I dati del dossier. Dall’analisi di statistica descrittiva condotta, che considera il periodo 2005-2022, Legambiente ha scartato 28 cave (circa 1 milione di ton. sul totale di circa 70 milioni) per incompletezza dei dati, eseguendo l’elaborazione sulle restanti 76 cave attive. Queste sono state suddivise in piccole (5.000-25.000 t/anno; 34 cave), medie (25.000-75.000 t/anno; 24 cave) e grandi (oltre 75.000 t/anno; 18 cave). Tra le cave piccole ben 4 sono quelle che risultano aver lavorato senza estrarre nemmeno un blocco, in palese violazione del PIT-PPR. Ma anomalia ancora più preoccupante deriva dalle due cave più grandi (la n.1 e la n.10), entrambe con oltre 4 milioni di tonnellate totali di materiale estratto. Mentre la prima ha un’ottima resa media in blocchi (38,8%) e rappresenta una buona pratica, la n. 10 (presumibilmente a causa dell’elevata fratturazione del marmo) ha una resa in blocchi solo dell’8,58% e oltre il 91% di detriti. Non solo quindi un’attività non autorizzabile secondo il PIT-PPR, ma che dimostra anche il non rispetto da parte dei PABE (Piani Attuativi di Bacino Estrattivo) di Carrara della norma del PRC (Piano Regionale Cave, art.26, comma 5) che recita: “Nell’individuazione dell’area a destinazione estrattiva, il comune tiene altresì conto di uno sfruttamento razionale del giacimento e di valorizzare la risorsa lapidea privilegiando le porzioni di giacimento maggiormente produttive”.

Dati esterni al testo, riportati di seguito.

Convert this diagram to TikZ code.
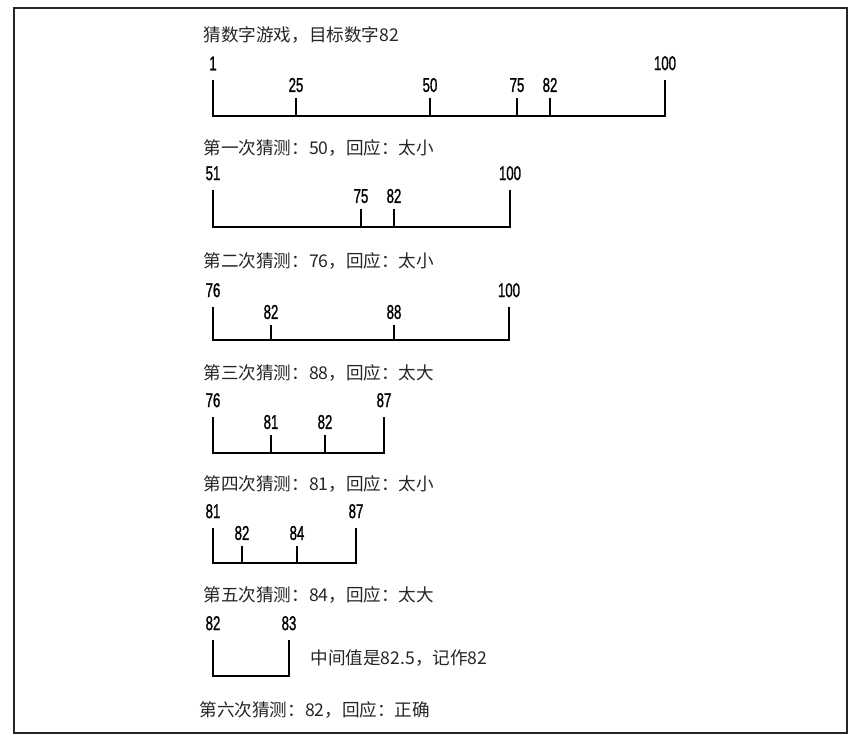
\documentclass[tikz,border=0pt]{standalone}
\usepackage{fontspec}
\newfontfamily\cjk{Noto Sans CJK SC}
\newfontfamily\numfont[FakeStretch=0.66, FakeBold=1.2]{Liberation Sans}
\usetikzlibrary{positioning}

\begin{document}
\begin{tikzpicture}[x=0.5pt, y=-0.5pt,
    frame/.style={draw=black!85, line width=0.6pt},
    axis/.style={line width=1.3pt},
    caption/.style={font=\cjk\fontsize{8.8}{10}\selectfont, anchor=west, inner sep=0pt, text=black!85},
    num/.style={font=\numfont\fontsize{10}{11}\selectfont, inner sep=0pt},
    endnum/.style={num, above=4.2pt},
    ticknum/.style={num, above=2.3pt},
]
\useasboundingbox (0,0) rectangle (865,743);
\draw[frame] (14,8) rectangle (847,733);

% ===== START: 1 .. 100 =====
\node[caption] (title0) at (203,35) {猜数字游戏，目标数字82};
\coordinate (left0) at (213,116);
\coordinate (right0) at (665,116);
\draw[axis] (left0) ++(0,-36) node[endnum] (lo0) {1} -- (left0) -- (right0) -- ++(0,-36) node[endnum] (hi0) {100};
\foreach \x/\v in {296/25, 430/50, 517/75, 550/82}
  \draw[axis] (\x,116) -- (\x,98) node[ticknum] (tick0-\v) {\v};

% ===== GUESS 1 =====
\node[caption] (title1) at (203,148) {第一次猜测：50，回应：太小};
\coordinate (left1) at (213,227);
\coordinate (right1) at (510,227);
\draw[axis] (left1) ++(0,-37) node[endnum] (lo1) {51} -- (left1) -- (right1) -- ++(0,-37) node[endnum] (hi1) {100};
\foreach \x/\v in {361/75, 394/82}
  \draw[axis] (\x,227) -- (\x,209) node[ticknum] (tick1-\v) {\v};

% ===== GUESS 2 =====
\node[caption] (title2) at (203,261) {第二次猜测：76，回应：太小};
\coordinate (left2) at (213,340);
\coordinate (right2) at (509,340);
\draw[axis] (left2) ++(0,-33) node[endnum] (lo2) {76} -- (left2) -- (right2) -- ++(0,-33) node[endnum] (hi2) {100};
\foreach \x/\v in {271/82, 394/88}
  \draw[axis] (\x,340) -- (\x,325) node[ticknum] (tick2-\v) {\v};

% ===== GUESS 3 =====
\node[caption] (title3) at (203,373) {第三次猜测：88，回应：太大};
\coordinate (left3) at (213,453);
\coordinate (right3) at (384,453);
\draw[axis] (left3) ++(0,-36) node[endnum] (lo3) {76} -- (left3) -- (right3) -- ++(0,-36) node[endnum] (hi3) {87};
\foreach \x/\v in {271/81, 325/82}
  \draw[axis] (\x,453) -- (\x,435) node[ticknum] (tick3-\v) {\v};

% ===== GUESS 4 =====
\node[caption] (title4) at (203,484) {第四次猜测：81，回应：太小};
\coordinate (left4) at (213,563);
\coordinate (right4) at (356,563);
\draw[axis] (left4) ++(0,-35) node[endnum] (lo4) {81} -- (left4) -- (right4) -- ++(0,-35) node[endnum] (hi4) {87};
\foreach \x/\v in {242/82, 297/84}
  \draw[axis] (\x,563) -- (\x,546) node[ticknum] (tick4-\v) {\v};

% ===== GUESS 5 =====
\node[caption] (title5) at (203,595) {第五次猜测：84，回应：太大};
\coordinate (left5) at (213,676);
\coordinate (right5) at (289,676);
\draw[axis] (left5) ++(0,-36) node[endnum] (lo5) {82} -- (left5) -- (right5) -- ++(0,-36) node[endnum] (hi5) {83};
\node[caption] (note5) at (310,658) {中间值是82.5，记作82};

% ===== GUESS 6 =====
\node[caption] (title6) at (199,710) {第六次猜测：82，回应：正确};

\end{tikzpicture}
\end{document}
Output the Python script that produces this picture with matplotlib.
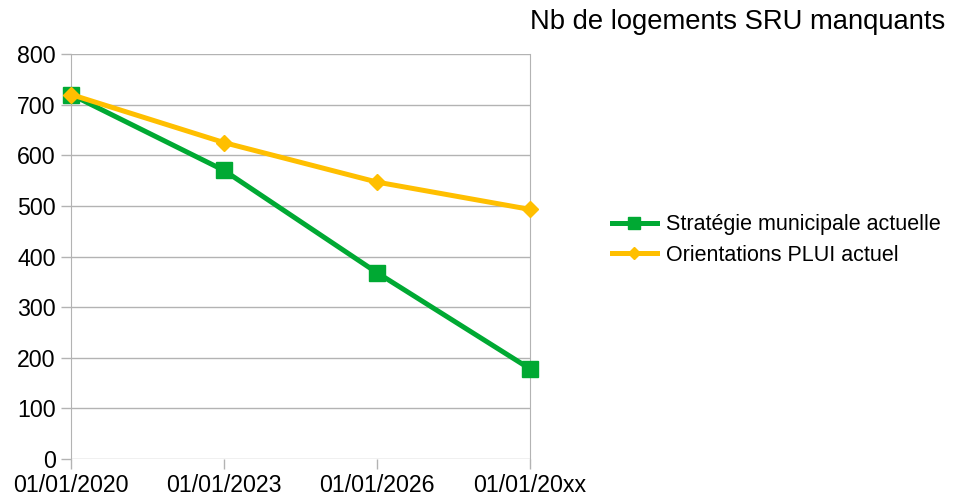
import matplotlib.pyplot as plt
import numpy as np

plt.rcParams['font.family'] = ['Liberation Sans', 'DejaVu Sans']

# data
dates = ['01/01/2020', '01/01/2023', '01/01/2026', '01/01/20xx']
strategie = [720, 570, 368, 178]
plui = [720, 625, 547, 493]

fig = plt.figure(figsize=(9.65, 4.96), dpi=100)
ax = fig.add_axes([0.0736, 0.0746, 0.4757, 0.8165])

x = np.arange(len(dates))
ax.plot(x, strategie, color='#00a933', lw=3.6, marker='s', ms=11,
        label='Stratégie municipale actuelle', clip_on=False, zorder=3)
ax.plot(x, plui, color='#ffbf00', lw=3.6, marker='D', ms=8,
        label='Orientations PLUI actuel', clip_on=False, zorder=4)

ax.set_xlim(0, 3)
ax.set_ylim(0, 800)
ax.set_yticks(range(0, 801, 100))
ax.set_xticks(x)
ax.set_xticklabels(dates)
ax.grid(axis='y', color='#b3b3b3', lw=1)
ax.set_axisbelow(True)
for s in ['top', 'bottom']:
    ax.spines[s].set_visible(False)
for s in ['left', 'right']:
    ax.spines[s].set_color('#b3b3b3')
ax.tick_params(axis='both', colors='#b3b3b3', labelcolor='black',
               labelsize=16.7, length=7, width=1)
ax.tick_params(axis='x', pad=3.5)
ax.tick_params(axis='y', pad=4)

fig.legend(loc='center left', bbox_to_anchor=(0.614, 0.516), frameon=False,
           fontsize=15.5, handlelength=2.1, handletextpad=0.4, labelspacing=0.45,
           markerscale=0.75)
fig.text(0.98, 0.955, 'Nb de logements SRU manquants', ha='right', va='center',
         fontsize=19.7)

fig.savefig('out.png', dpi=100)
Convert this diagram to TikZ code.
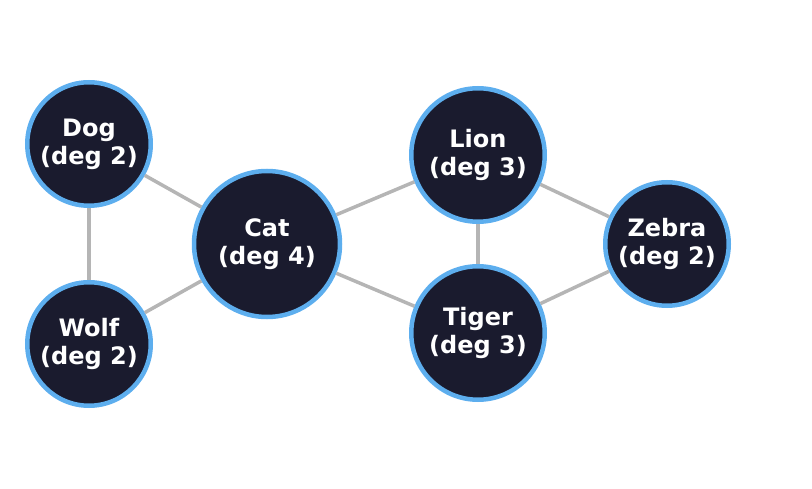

Alla luce di ciò, secondo Legambiente, sarebbe molto più conveniente dismettere la cava più improduttiva (la n. 10) ed estrarre dalla sola cava n. 1 l’intera quantità di blocchi finora ricavata dalle due cave (2.065.461 ton), riducendo così il danno alla montagna: sarebbe infatti sufficiente escavare 5.323.353 di t (anziché 8.628.191 t), evitando l’inutile abbattimento di 3,3 milioni di tonnellate (ridotte interamente in detriti).

Analisi e valutazioni che potranno essere molto più dettagliate, anche alla luce della paventata proposta di aprire nuove cave nel territorio del parco regionale delle Alpi Apuane, se il Comune di Carrara risponderà positivamente alle richieste del Cigno Verde.